Source data:
┄┄┄┄┄┄
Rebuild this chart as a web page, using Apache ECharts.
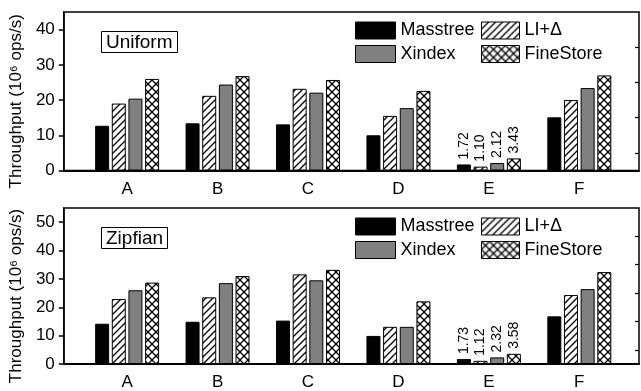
<!DOCTYPE html>
<html><head><meta charset="utf-8">
<script src="https://cdn.jsdelivr.net/npm/echarts@6/dist/echarts.min.js"></script>
<style>html,body{margin:0;padding:0;background:#fff}#c{width:641px;height:391px}</style>
</head><body><div id="c"></div>
<script>
const categories = ['A', 'B', 'C', 'D', 'E', 'F'];
const seriesNames = ['Masstree', 'LI+Δ', 'Xindex', 'FineStore'];
const panelTitles = ['Uniform', 'Zipfian'];

const uniformMasstree  = [12.7, 13.4, 13.1, 10.0, 1.72, 15.1];
const uniformLI        = [19.0, 21.2, 23.2, 15.5, 1.10, 20.0];
const uniformXindex    = [20.4, 24.4, 22.1, 17.7, 2.12, 23.4];
const uniformFineStore = [26.0, 26.8, 25.7, 22.6, 3.43, 27.0];

const zipfMasstree  = [14.2, 14.9, 15.3, 9.9, 1.73, 16.8];
const zipfLI        = [22.9, 23.5, 31.6, 13.1, 1.12, 24.3];
const zipfXindex    = [26.0, 28.5, 29.5, 13.1, 2.32, 26.4];
const zipfFineStore = [28.7, 31.0, 33.2, 22.1, 3.58, 32.4];

const labeledCategory = 'E';

const uniformMajorTicks = [0, 10, 20, 30, 40];
const uniformMinorTicks = [5, 15, 25, 35];
const zipfMajorTicks = [0, 10, 20, 30, 40, 50];
const zipfMinorTicks = [5, 15, 25, 35, 45];
const uniformMax = 45;
const zipfMax = 55;
const categoryPositions = [1, 2, 3, 4, 5, 6];

function hatch() {
  const s = 7, c = document.createElement('canvas'); c.width = s; c.height = s;
  const g = c.getContext('2d');
  g.fillStyle = '#fff'; g.fillRect(0, 0, s, s);
  g.strokeStyle = '#000'; g.lineWidth = 1.3;
  g.beginPath();
  g.moveTo(0, s); g.lineTo(s, 0);
  g.moveTo(-1, 1); g.lineTo(1, -1);
  g.moveTo(s - 1, s + 1); g.lineTo(s + 1, s - 1);
  g.stroke();
  return c;
}
function cross() {
  const s = 8, c = document.createElement('canvas'); c.width = s; c.height = s;
  const g = c.getContext('2d');
  g.fillStyle = '#fff'; g.fillRect(0, 0, s, s);
  g.strokeStyle = '#000'; g.lineWidth = 1.3;
  g.beginPath();
  g.moveTo(0, 0); g.lineTo(s, s);
  g.moveTo(0, s); g.lineTo(s, 0);
  g.stroke();
  return c;
}
const fills = ['#000000', { image: hatch(), repeat: 'repeat' }, '#808080', { image: cross(), repeat: 'repeat' }];

const panels = [
  { values: [uniformMasstree, uniformLI, uniformXindex, uniformFineStore], max: uniformMax, major: uniformMajorTicks, minor: uniformMinorTicks, top: 12, height: 158.5 },
  { values: [zipfMasstree, zipfLI, zipfXindex, zipfFineStore], max: zipfMax, major: zipfMajorTicks, minor: zipfMinorTicks, top: 208, height: 159.3 }
];

const FONT = 'Liberation Sans, Arial, sans-serif';
const grid = [], xAxis = [], yAxis = [], series = [], legend = [], title = [];

panels.forEach((p, pi) => {
  grid.push({ left: 61, right: 2, top: p.top, height: p.height, show: true, borderColor: '#000', borderWidth: 1.5, containLabel: false });
  xAxis.push({
    type: 'value', gridIndex: pi, min: 0.3, max: 6.66,
    axisLine: { show: true, onZero: false, lineStyle: { color: '#000', width: 2 } },
    axisTick: { show: false }, splitLine: { show: false },
    axisLabel: { customValues: categoryPositions, formatter: v => categories[Math.round(v) - 1] || '', color: '#000', fontSize: 17, margin: 10, fontFamily: FONT }
  });
  yAxis.push({
    type: 'value', gridIndex: pi, min: 0, max: p.max,
    name: 'Throughput (10⁶ ops/s)', nameLocation: 'middle', nameGap: 36,
    nameTextStyle: { fontSize: 17, color: '#000', fontFamily: FONT, padding: [0, 20, 0, 0] },
    axisLine: { show: true, lineStyle: { color: '#000', width: 1.5 } },
    axisTick: { show: true, length: 5, lineStyle: { color: '#000', width: 1.5 }, customValues: p.major },
    axisLabel: { color: '#000', fontSize: 17, margin: 9, fontFamily: FONT, customValues: p.major },
    splitLine: { show: false }
  });
  yAxis.push({
    type: 'value', gridIndex: pi, min: 0, max: p.max,
    axisLine: { show: false }, axisLabel: { show: false }, splitLine: { show: false },
    axisTick: { show: true, inside: true, length: 4, lineStyle: { color: '#000', width: 1.2 }, customValues: p.minor }
  });
  p.values.forEach((vals, si) => {
    series.push({
      type: 'bar', name: seriesNames[si], xAxisIndex: pi, yAxisIndex: pi * 2,
      barWidth: 14, barGap: '19%',
      itemStyle: { color: fills[si], borderColor: '#000', borderWidth: 1 },
      label: {
        show: false, position: 'top', rotate: 90, align: 'left', verticalAlign: 'middle', distance: 5,
        fontSize: 14, color: '#000', fontFamily: FONT,
        formatter: prm => prm.value[1].toFixed(2)
      },
      data: vals.map((v, i) => ({ value: [categoryPositions[i], v], label: { show: categories[i] === labeledCategory } }))
    });
  });
  const legTop = p.top + 9.5;
  const legCommon = { orient: 'vertical', top: legTop, itemHeight: 17, itemGap: 5.5, padding: 0, selectedMode: false, icon: 'rect',
    textStyle: { fontSize: 18, color: '#000', fontFamily: FONT }, itemStyle: { borderColor: '#000', borderWidth: 1 } };
  legend.push(Object.assign({}, legCommon, { left: 355, itemWidth: 40, data: [seriesNames[0], seriesNames[2]] }));
  legend.push(Object.assign({}, legCommon, { left: 481, itemWidth: 38, data: [seriesNames[1], seriesNames[3]] }));
  title.push({ text: panelTitles[pi], left: 101, top: p.top + 19, padding: [2, 5, 1, 5], borderColor: '#000', borderWidth: 1,
    textStyle: { fontSize: 19, fontWeight: 'normal', color: '#000', fontFamily: FONT } });
});

const chart = echarts.init(document.getElementById('c'), null, { renderer: 'canvas' });
chart.setOption({ animation: false, backgroundColor: '#fff', textStyle: { fontFamily: FONT }, title, legend, grid, xAxis, yAxis, series });
</script></body></html>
┄┄┄┄┄┄
What this task involves: Go from the first line of the data above to the line containing "const uniformFineStore = [26.0, 26.8, 25.7, 22.6, 3.43, 27.0];" and retype exactly those lines, both included, but none of the pictures.

Written response:
Rebuild this chart as a web page, using Apache ECharts.
<!DOCTYPE html>
<html><head><meta charset="utf-8">
<script src="https://cdn.jsdelivr.net/npm/echarts@6/dist/echarts.min.js"></script>
<style>html,body{margin:0;padding:0;background:#fff}#c{width:641px;height:391px}</style>
</head><body><div id="c"></div>
<script>
const categories = ['A', 'B', 'C', 'D', 'E', 'F'];
const seriesNames = ['Masstree', 'LI+Δ', 'Xindex', 'FineStore'];
const panelTitles = ['Uniform', 'Zipfian'];

const uniformMasstree  = [12.7, 13.4, 13.1, 10.0, 1.72, 15.1];
const uniformLI        = [19.0, 21.2, 23.2, 15.5, 1.10, 20.0];
const uniformXindex    = [20.4, 24.4, 22.1, 17.7, 2.12, 23.4];
const uniformFineStore = [26.0, 26.8, 25.7, 22.6, 3.43, 27.0];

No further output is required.